[Entries with chart source code]
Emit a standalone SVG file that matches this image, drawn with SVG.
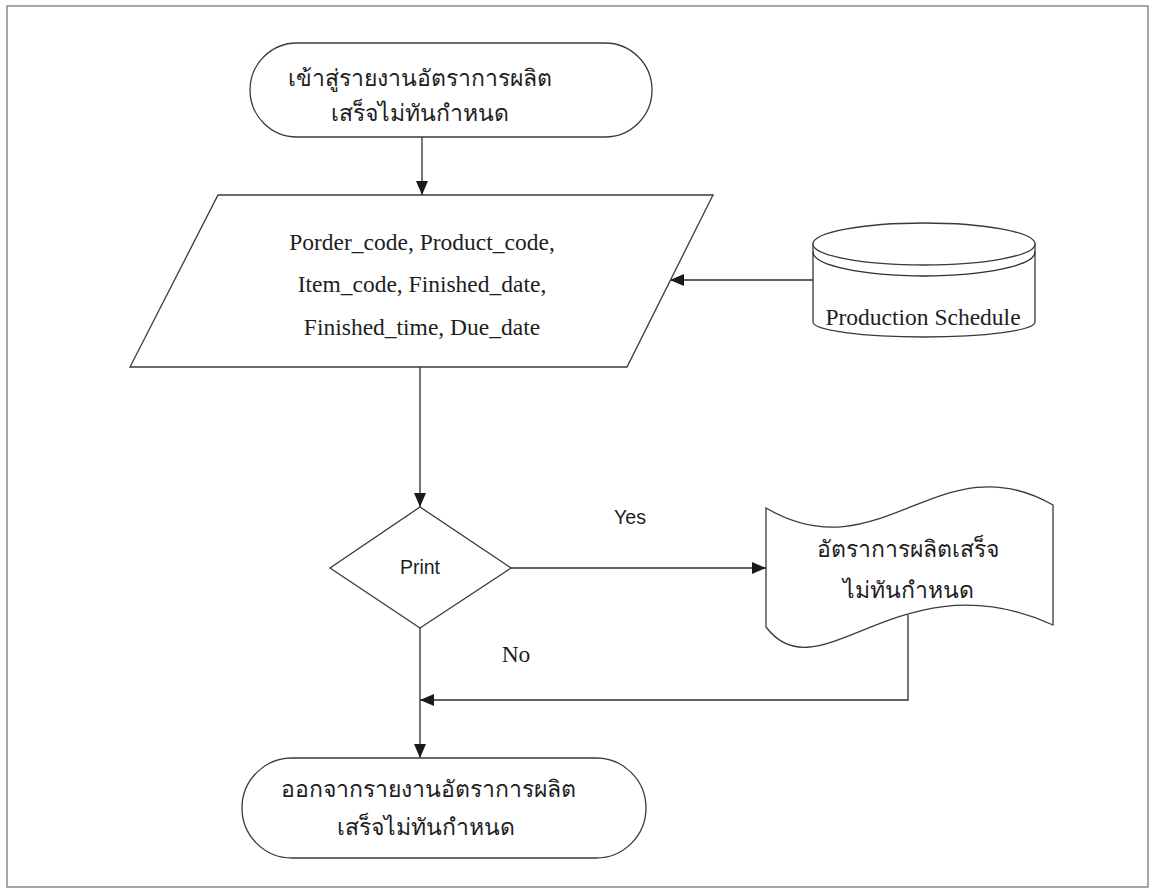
<svg xmlns="http://www.w3.org/2000/svg" width="1151" height="890" viewBox="0 0 1151 890">
  <style>
    .shape { fill: #ffffff; stroke: #3a3a3a; stroke-width: 1.3; }
    .line { fill: none; stroke: #2e2e2e; stroke-width: 1.3; }
    .thai { font-family: "Noto Sans", "DejaVu Sans", sans-serif; font-size: 23px; fill: #1e1e1e; text-anchor: middle; }
    .serif { font-family: "Liberation Serif", "Times New Roman", serif; font-size: 23.5px; fill: #1e1e1e; text-anchor: middle; }
    .sans { font-family: "Liberation Sans", Arial, sans-serif; font-size: 19.5px; fill: #1e1e1e; text-anchor: middle; }
  </style>
  <defs>
    <marker id="arrow" markerUnits="userSpaceOnUse" markerWidth="14" markerHeight="12" refX="14" refY="6" orient="auto">
      <path d="M0,0 L14,6 L0,12 Z" fill="#1a1a1a"/>
    </marker>
  </defs>

  <rect width="1151" height="890" fill="#ffffff"/>
  <!-- page frame -->
  <rect x="7" y="6" width="1141" height="881" fill="none" stroke="#8a8a8a" stroke-width="1.5"/>

  <g id="connectors">
    <path class="line" d="M422,137 V195" marker-end="url(#arrow)"/>
    <path class="line" d="M813,280 H670" marker-end="url(#arrow)"/>
    <path class="line" d="M420,367 V507" marker-end="url(#arrow)"/>
    <path class="line" d="M511,568 H766" marker-end="url(#arrow)"/>
    <path class="line" d="M908,615 V700 H420" marker-end="url(#arrow)"/>
    <path class="line" d="M420,628 V758" marker-end="url(#arrow)"/>
    <text class="sans" x="630" y="524" font-size="20">Yes</text>
    <text class="serif" x="516" y="662" font-size="21">No</text>
  </g>

  <g id="start">
    <rect class="shape" x="250" y="43" width="402" height="94" rx="47" ry="47"/>
    <text class="thai" x="420" y="86">เข้าสู่รายงานอัตราการผลิต</text>
    <text class="thai" x="420" y="121">เสร็จไม่ทันกำหนด</text>
  </g>

  <g id="input-fields">
    <polygon class="shape" points="218,195 713,195 627,367 130,367"/>
    <text class="serif" x="422" y="250">Porder_code, Product_code,</text>
    <text class="serif" x="422" y="292">Item_code, Finished_date,</text>
    <text class="serif" x="422" y="335">Finished_time, Due_date</text>
  </g>

  <g id="production-schedule">
    <path class="shape" d="M813,244 V322 A111,15 0 0 0 1035,322 V244 Z"/>
    <ellipse class="shape" cx="924" cy="244" rx="111" ry="21"/>
    <path class="line" d="M813,252 A111,24 0 0 0 1035,252"/>
    <text class="serif" x="923" y="325">Production Schedule</text>
  </g>

  <g id="print-decision">
    <polygon class="shape" points="420,507 511,568 420,628 330,568"/>
    <text class="sans" x="420" y="574">Print</text>
  </g>

  <g id="report">
    <path class="shape" d="M766,508 C880,575 940,440 1053,505 L1053,625 C900,555 820,698 766,627 Z"/>
    <text class="thai" x="908" y="557">อัตราการผลิตเสร็จ</text>
    <text class="thai" x="908" y="598">ไม่ทันกำหนด</text>
  </g>

  <g id="end">
    <rect class="shape" x="242" y="758" width="404" height="100" rx="50" ry="50"/>
    <text class="thai" x="428" y="797">ออกจากรายงานอัตราการผลิต</text>
    <text class="thai" x="426" y="835">เสร็จไม่ทันกำหนด</text>
  </g>
</svg>
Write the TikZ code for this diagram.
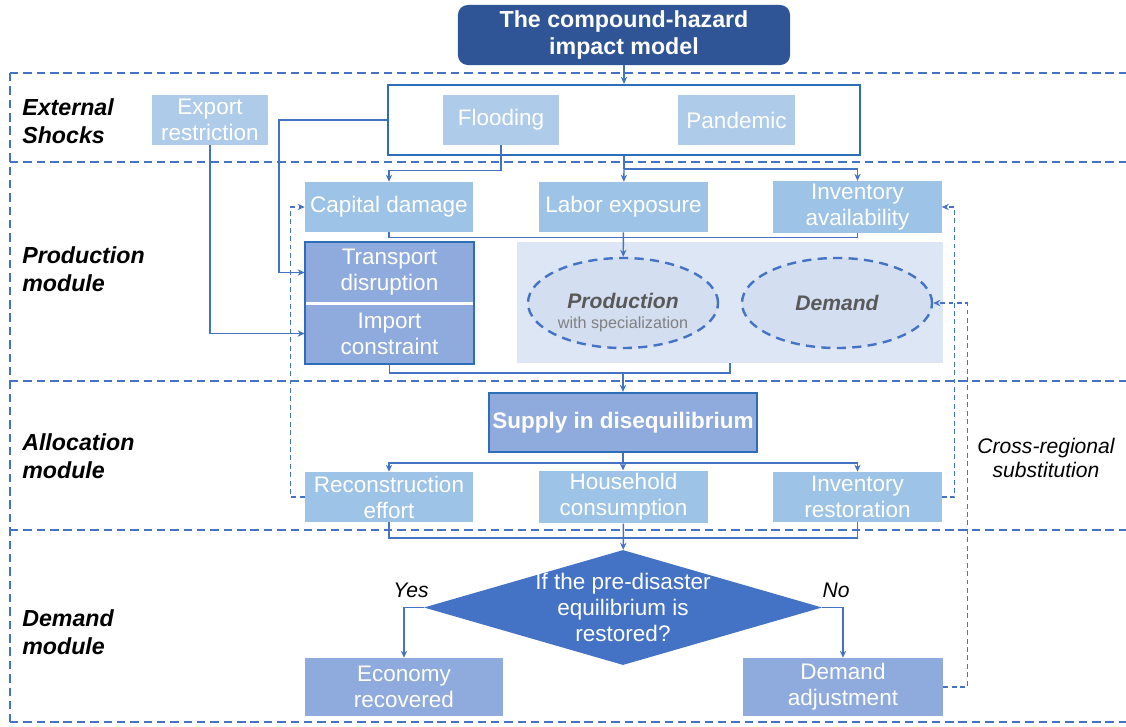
\documentclass[tikz,border=0pt]{standalone}
\usepackage{fontspec}
\setmainfont{Liberation Sans}
\usepackage{xcolor}
\definecolor{hzline}{HTML}{4472C4}
\definecolor{hzdark}{HTML}{2F5597}
\definecolor{hzedge}{HTML}{2E6DB8}
\definecolor{hzlite}{HTML}{9DC3E6}
\definecolor{hzshock}{HTML}{AECBEA}
\definecolor{hzmid}{HTML}{8FAADC}
\definecolor{hzpanel}{HTML}{DDE6F4}
\definecolor{hzoval}{HTML}{D3DEF1}
\definecolor{hzgrey}{HTML}{595959}
\usepackage{tikz}
\usetikzlibrary{arrows.meta, positioning, shapes.geometric}
\newcommand{\boxfont}{\fontsize{16}{18.5}\selectfont}

\begin{document}
\begin{tikzpicture}[
    x=0.025cm, y=-0.025cm,
    box/.style={fill=hzlite, text=white, minimum width=4.2cm, minimum height=1.25cm,
                inner sep=2pt, align=center, font=\boxfont},
    shock/.style={box, fill=hzshock, minimum width=2.9cm},
    midbox/.style={box, fill=hzmid},
    title/.style={fill=hzdark, rounded corners=7pt, text=white, minimum width=8.3cm,
                  minimum height=1.5cm, align=center,
                  font=\fontsize{16.5}{18.5}\selectfont\bfseries},
    hazards/.style={draw=hzedge, line width=1.6pt, fill=white,
                    minimum width=11.8cm, minimum height=1.75cm},
    oval/.style={ellipse, draw=hzline, dash pattern=on 6.5pt off 4.5pt, line width=1.7pt,
                 fill=hzoval, minimum width=4.75cm, minimum height=2.25cm,
                 align=center, inner sep=0pt},
    decide/.style={diamond, fill=hzline, minimum width=9.95cm, minimum height=2.875cm,
                   inner sep=0pt},
    dtext/.style={text=white, align=center, font=\boxfont},
    modlabel/.style={anchor=west, align=left, inner sep=0pt,
                     font=\fontsize{16.5}{20}\selectfont\bfseries\itshape},
    tag/.style={font=\fontsize{15}{16.5}\selectfont\itshape, align=center},
    sep/.style={hzline, line width=1.1pt, dash pattern=on 6pt off 3.5pt},
    link/.style={hzline, line width=1pt},
    arr/.style={link, -{Stealth[length=5pt, width=4.5pt]}},
    back/.style={arr, dash pattern=on 3.5pt off 2.5pt, line width=0.9pt}
  ]
  \useasboundingbox (0,0) rectangle (1126,726);

  \foreach \y in {73,162,381,530,722}
    \draw[sep] (10,\y) -- (1126,\y);
  \draw[sep] (10,73) -- (10,722);

  \node[modlabel] (extlab)    at (22,121) {External\\Shocks};
  \node[modlabel] (prodlab)   at (22,269) {Production\\module};
  \node[modlabel] (alloclab)  at (22,456) {Allocation\\module};
  \node[modlabel] (demlab)    at (22,632) {Demand\\module};

  \node[title] (title) at (624,35) {The compound-hazard\\impact model};

  \node[hazards] (shocks) at (624,120) {};
  \node[shock] (export) at (210,120)   {Export\\restriction};
  \node[shock] (flood)  at (501,120)   {Flooding};
  \node[shock] (pand)   at (736.5,120) {Pandemic};

  \node[box] (capital) at (389,207)   {Capital damage};
  \node[box] (labor)   at (623.5,207) {Labor exposure};
  \node[box] (invav)   at (857.5,207) {Inventory\\availability};

  \node[midbox, minimum width=4.225cm, minimum height=1.525cm] (transport) at (389.5,272.5) {Transport\\disruption};
  \node[midbox, minimum width=4.225cm, minimum height=1.525cm] (import)    at (389.5,333.5) {Import\\constraint};
  \draw[white, line width=2.2pt] ([xshift=1pt]transport.south west) -- ([xshift=-1pt]transport.south east);
  \draw[hzedge, line width=1.6pt] (transport.north west) rectangle (import.south east);

  \node[fill=hzpanel, minimum width=10.65cm, minimum height=3.025cm] (panel) at (730,302.5) {};
  \node[oval] (prod) at (623,303)
    {\rule{0pt}{24pt}{\fontsize{15}{17}\selectfont\bfseries\itshape\color{hzgrey}Production}\\[2pt]
     {\fontsize{11.5}{13}\selectfont\color{gray}with specialization}};
  \node[oval] (demand) at (837,303)
    {\fontsize{15}{17}\selectfont\bfseries\itshape\color{hzgrey}Demand};

  \node[midbox, draw=hzedge, line width=1.6pt, minimum width=6.7cm, minimum height=1.475cm,
        font=\boxfont\bfseries] (supply) at (623,422.5) {Supply in disequilibrium};

  \node[box] (recon)  at (389,497)   {Reconstruction\\effort};
  \node[box] (house)  at (623.5,497) {Household\\consumption};
  \node[box] (invres) at (857.5,497) {Inventory\\restoration};

  \node[decide, label={[dtext]center:If the pre-disaster\\equilibrium is\\restored?}] (decide) at (623,607.5) {};

  \node[midbox, minimum width=4.95cm, minimum height=1.45cm] (econ)   at (404,687) {Economy\\recovered};
  \node[midbox, minimum width=5cm, minimum height=1.45cm]    (demadj) at (843,687) {Demand\\adjustment};

  \node[tag] (yes)   at (411,590)  {Yes};
  \node[tag] (no)    at (836,590)  {No};
  \node[tag] (subst) at (1046,458) {Cross-regional\\substitution};

  \coordinate (prodjoin)  at (623,373);
  \coordinate (allocjoin) at (623,538);

  \draw[arr] (title) -- (shocks);
  \draw[link] (shocks.south) -- ++(0,13) coordinate (hazsplit);
  \draw[arr] (hazsplit) -- (labor);
  \draw[arr] (hazsplit) -| (invav);
  \draw[arr] (flood.south) -- ++(0,25) -| (capital);
  \draw[arr] (shocks.west) -- ++(-108,0) |- (transport);
  \draw[arr] (export) |- (import);
  \draw[link] (capital.south) -- ++(0,5) -| (invav.south);
  \draw[arr] (labor) -- (prod);
  \draw[link] (import.south) |- (prodjoin);
  \draw[link] (panel.south) |- (prodjoin);
  \draw[arr] (prodjoin) -- (supply);
  \draw[link] (supply.south) -- ++(0,10) coordinate (allocsplit);
  \draw[arr] (allocsplit) -| (recon);
  \draw[arr] (allocsplit) -| (invres);
  \draw[arr] (allocsplit) -- (house);
  \draw[link] (recon.south) |- (allocjoin);
  \draw[link] (invres.south) |- (allocjoin);
  \draw[arr] (house) -- (decide);
  \draw[arr] (decide.west) -| (econ);
  \draw[arr] (decide.east) -| (demadj);

  \draw[back] (recon.west) -- ++(-14,0) |- (capital);
  \draw[back] (invres.east) -- ++(13,0) |- (invav);
  \draw[back] (demadj.east) -- ++(24,0) |- (demand);
\end{tikzpicture}
\end{document}
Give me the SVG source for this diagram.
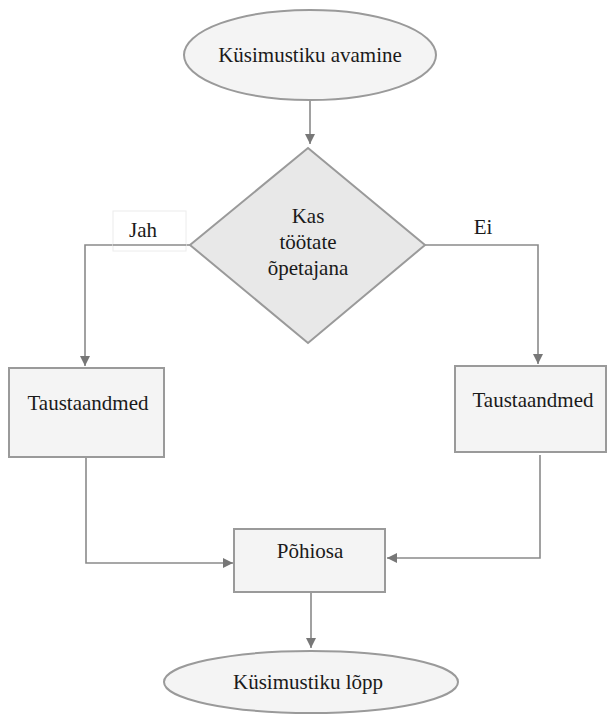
<svg xmlns="http://www.w3.org/2000/svg" width="608" height="715" viewBox="0 0 608 715">
<style>
.shape{fill:#f4f4f4;stroke:#9a9a9a;stroke-width:2}
.dia{fill:#e8e8e8;stroke:#9a9a9a;stroke-width:2}
.conn{fill:none;stroke:#8a8a8a;stroke-width:1.6}
</style>
<defs>
<marker id="ahb" viewBox="0 0 10 10" refX="10" refY="5" markerWidth="10" markerHeight="10" markerUnits="userSpaceOnUse" orient="auto">
<path d="M0,0 L10,5 L0,10 Z" fill="#777"/>
</marker>
</defs>
<g id="connectors">
<path class="conn" d="M310,100 V144" marker-end="url(#ahb)"/>
<path class="conn" d="M190,245 H85 V366" marker-end="url(#ahb)"/>
<path class="conn" d="M425,245 H538 V364" marker-end="url(#ahb)"/>
<path class="conn" d="M86,456 V563 H233" marker-end="url(#ahb)"/>
<path class="conn" d="M540,455 V558 H387" marker-end="url(#ahb)"/>
<path class="conn" d="M311,593 V648" marker-end="url(#ahb)"/>
</g>
<g font-family="'Liberation Serif','DejaVu Serif','Times New Roman',serif" font-size="21" fill="#1a1a1a" text-anchor="middle">
<g id="start">
<ellipse class="shape" cx="310" cy="55" rx="126" ry="45"/>
<text x="310" y="62">Küsimustiku avamine</text>
</g>
<g id="decision">
<polygon class="dia" points="308,148 425,245 308,343 190,245"/>
<text x="308" y="223">Kas</text>
<text x="308" y="249">töötate</text>
<text x="308" y="275">õpetajana</text>
</g>
<g id="label-jah">
<rect x="113" y="211" width="73" height="40" fill="#ffffff" stroke="#ececec" stroke-width="1"/>
<line x1="113" y1="245" x2="186" y2="245" stroke="#8a8a8a" stroke-width="1.6"/>
<text x="143" y="237">Jah</text>
</g>
<g id="label-ei">
<text x="483" y="234">Ei</text>
</g>
<g id="background-yes">
<rect class="shape" x="9" y="368" width="155" height="89"/>
<text x="88" y="410">Taustaandmed</text>
</g>
<g id="background-no">
<rect class="shape" x="455" y="366" width="151" height="86"/>
<text x="533" y="407">Taustaandmed</text>
</g>
<g id="main">
<rect class="shape" x="234" y="529" width="151" height="63"/>
<text x="310" y="558">Põhiosa</text>
</g>
<g id="end">
<ellipse class="shape" cx="311" cy="682" rx="147" ry="31"/>
<text x="308" y="689">Küsimustiku lõpp</text>
</g>
</g>
</svg>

* What you need to do *
Every line above that contains the word "this" should be reported.

* The solution *
Emit a standalone SVG file that matches this image, drawn with SVG.
Write the TikZ code for this diagram.
Give me the SVG source for this diagram.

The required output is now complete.